Whereas in the past, “there was a much stronger sense of organisation with a network component,” according to Florian Otto, head of Europe and Central Asia analysis at Verisk Maplecroft, it’s now “much more atomised” with jihadists radicalising in isolation from organised groups.

“We seem to be facing a threat that is posed by people with largely a domestic focus, although there are some international dimensions,” said Dick.

“We’re dealing with people who are volatile, unstable, many of them, people who are prepared to use low-tech methods and sometimes go from thinking about the idea to actually carrying out an attack in a very short space of time. So this is very, very challenging.”

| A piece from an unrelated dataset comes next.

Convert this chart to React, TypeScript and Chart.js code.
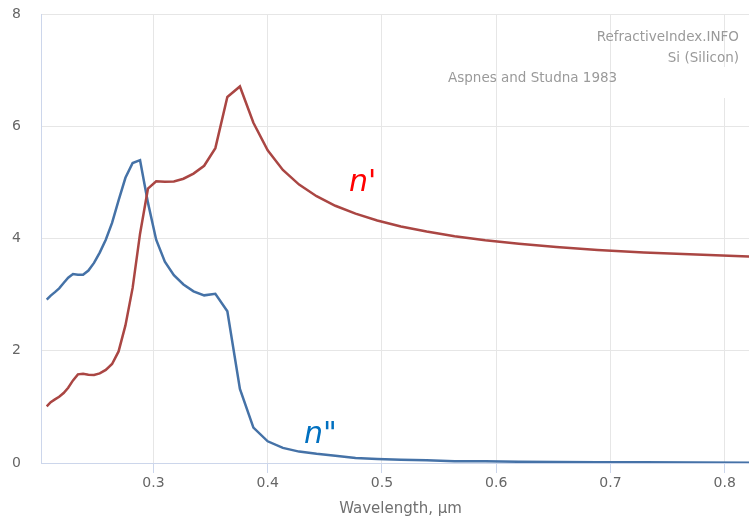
import { useEffect, useRef } from "react";
import { Chart, registerables } from "chart.js";

Chart.register(...registerables);

// Wavelength in µm (Aspnes and Studna 1983, Si)
const wavelength = [
  0.2066, 0.2101, 0.2138, 0.2175, 0.2214, 0.2254, 0.2296, 0.2339, 0.2384, 0.2431,
  0.2480, 0.2530, 0.2583, 0.2638, 0.2695, 0.2755, 0.2818, 0.2883, 0.2952, 0.3024,
  0.3100, 0.3179, 0.3263, 0.3351, 0.3444, 0.3542, 0.3647, 0.3757, 0.3875, 0.4000,
  0.4133, 0.4275, 0.4428, 0.4592, 0.4769, 0.4959, 0.5166, 0.5391, 0.5636, 0.5904,
  0.6199, 0.6526, 0.6888, 0.7293, 0.7749, 0.8266,
];

// n' (real part)
const nReal = [
  1.010, 1.083, 1.133, 1.180, 1.247, 1.340, 1.471, 1.579, 1.589, 1.571,
  1.570, 1.597, 1.658, 1.764, 1.988, 2.451, 3.120, 4.086, 4.888, 5.020,
  5.010, 5.016, 5.065, 5.156, 5.296, 5.610, 6.522, 6.709, 6.062, 5.570,
  5.222, 4.961, 4.753, 4.583, 4.442, 4.320, 4.215, 4.123, 4.042, 3.969,
  3.906, 3.847, 3.796, 3.752, 3.714, 3.673,
];

// n'' (imaginary part)
const nImag = [
  2.909, 2.982, 3.045, 3.112, 3.206, 3.302, 3.366, 3.353, 3.354, 3.429,
  3.565, 3.749, 3.979, 4.278, 4.678, 5.082, 5.344, 5.395, 4.639, 3.979,
  3.586, 3.346, 3.182, 3.058, 2.987, 3.014, 2.705, 1.321, 0.630, 0.387,
  0.269, 0.203, 0.163, 0.130, 0.090, 0.073, 0.060, 0.048, 0.032, 0.030,
  0.022, 0.016, 0.013, 0.012, 0.009, 0.005,
];

const xTicks = [0.3, 0.4, 0.5, 0.6, 0.7, 0.8];
const yTicks = [0, 2, 4, 6, 8];

const FONT = "'DejaVu Sans', sans-serif";

const overlayPlugin = {
  id: "overlay",
  beforeDatasetsDraw(chart: any) {
    const ctx = chart.ctx;
    ctx.save();
    ctx.fillStyle = "#ffffff";
    ctx.fillRect(705, 67, 44, 31);
    ctx.restore();
  },
  afterDraw(chart: any) {
    const ctx = chart.ctx;
    ctx.save();
    ctx.fillStyle = "#9a9a9a";
    ctx.font = `13.5px ${FONT}`;
    ctx.textBaseline = "middle";
    ctx.textAlign = "right";
    ctx.fillText("RefractiveIndex.INFO", 739, 37);
    ctx.fillText("Si (Silicon)", 739, 58);
    ctx.textAlign = "left";
    ctx.fillText("Aspnes and Studna 1983", 448, 78);

    ctx.font = `italic 30px ${FONT}`;
    ctx.textBaseline = "alphabetic";
    ctx.fillStyle = "#ff0000";
    ctx.fillText("n'", 349, 191);
    ctx.fillStyle = "#0070c0";
    ctx.fillText('n"', 304, 443);
    ctx.restore();
  },
};

export default function App() {
  const ref = useRef<HTMLCanvasElement>(null);

  useEffect(() => {
    if (!ref.current) return;
    const chart = new Chart(ref.current, {
      type: "line",
      data: {
        datasets: [
          {
            label: "n'",
            data: wavelength.map((x, i) => ({ x, y: nReal[i] })),
            borderColor: "#AA4643",
            borderWidth: 2.5,
            pointRadius: 0,
            tension: 0,
            fill: false,
          },
          {
            label: "n''",
            data: wavelength.map((x, i) => ({ x, y: nImag[i] })),
            borderColor: "#4572A7",
            borderWidth: 2.5,
            pointRadius: 0,
            tension: 0,
            fill: false,
          },
        ],
      },
      options: {
        responsive: false,
        animation: false,
        layout: { padding: { top: 14, left: 0, right: 0, bottom: 0 }, autoPadding: false },
        plugins: {
          legend: { display: false },
          tooltip: { enabled: false },
          title: { display: false },
        },
        scales: {
          x: {
            type: "linear",
            min: 0.2016,
            max: 0.8309,
            afterFit: (s: any) => {
              s.height = 60;
              s.paddingLeft = 0;
              s.paddingRight = 0;
            },
            afterBuildTicks: (s: any) => {
              s.ticks = xTicks.map((v) => ({ value: v }));
            },
            ticks: {
              color: "#666666",
              font: { family: FONT, size: 14 },
              padding: 2,
              maxRotation: 0,
              callback: (v: any) => String(v),
            },
            grid: {
              color: "#e6e6e6",
              tickColor: "#ccd6eb",
              tickLength: 10,
              drawTicks: true,
            },
            border: { color: "#ccd6eb", width: 1 },
            title: {
              display: true,
              text: "Wavelength, µm",
              color: "#707070",
              font: { family: FONT, size: 15, lineHeight: 1 },
              padding: { top: 0, bottom: 6 },
            },
          },
          y: {
            type: "linear",
            min: 0,
            max: 8,
            afterFit: (s: any) => {
              s.width = 41;
              s.paddingTop = 0;
              s.paddingBottom = 0;
            },
            afterBuildTicks: (s: any) => {
              s.ticks = yTicks.map((v) => ({ value: v }));
            },
            ticks: {
              color: "#666666",
              font: { family: FONT, size: 14 },
              padding: 20,
            },
            grid: {
              color: "#e6e6e6",
              drawTicks: false,
            },
            border: { color: "#ccd6eb", width: 1 },
          },
        },
      },
      plugins: [overlayPlugin],
    });
    return () => chart.destroy();
  }, []);

  return (
    <div
      style={{
        position: "fixed",
        left: 0,
        top: 0,
        width: 749,
        height: 523,
        overflow: "hidden",
        background: "#ffffff",
      }}
    >
      <canvas ref={ref} width={760} height={523} />
    </div>
  );
}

Security services catch far more would-be-attackers than they miss. The security and intelligence agencies “disrupted five credible plots” since the Westminster attack, May said on Sunday. British home secretary Amber Rudd said last month that security forces are looking at 500 different plots and monitoring about 3,000 people on a “top list” of suspects. Another 20,000 people feature on a lower-level list of people who have been probed at some point but are deemed less of a threat.

“It really is safer than ever,” Rogers said. “In terms of the level of preparedness — the plans that have been put in place, the strategies, the practicing that takes place so that organisations can work together — all of the tools they have to respond mean we’re more prepared than ever.”

While police are fighting the renewed threat from Islamist terror, their budgets have been squeezed by austerity — something that’s become an election issue. On May’s watch as home secretary, the number of police officers in England and Wales declined by about 15%. British Home Office figures show London has lost some 1,750 officers since the Conservatives came to power in 2010. With four days to go until the general election, May is promising greater powers for police, while Corbyn is pledging an increase in numbers.

As the election campaign increasingly turned to focus on terror, Londoners were taking the attacks in their stride. Cafes, underground trains and restaurants were full, even as London Bridge remained cordoned off..

“If something did happen here, who’s going to stop it?” asked Laura Winner, 33, a market- stall holder in Brick Lane, east London. “It’s just an open road. You’ve just got to get on with it. They want you to be scared.”

Patricia Green, 69, was carrying on as normal. She said she has worked in Brick Lane — an area famous for being home to successive waves of immigrants over the centuries — since 1953.

“Londoners are used to it,” she said. “For most of the people in London now, it’s just a way of life for them.”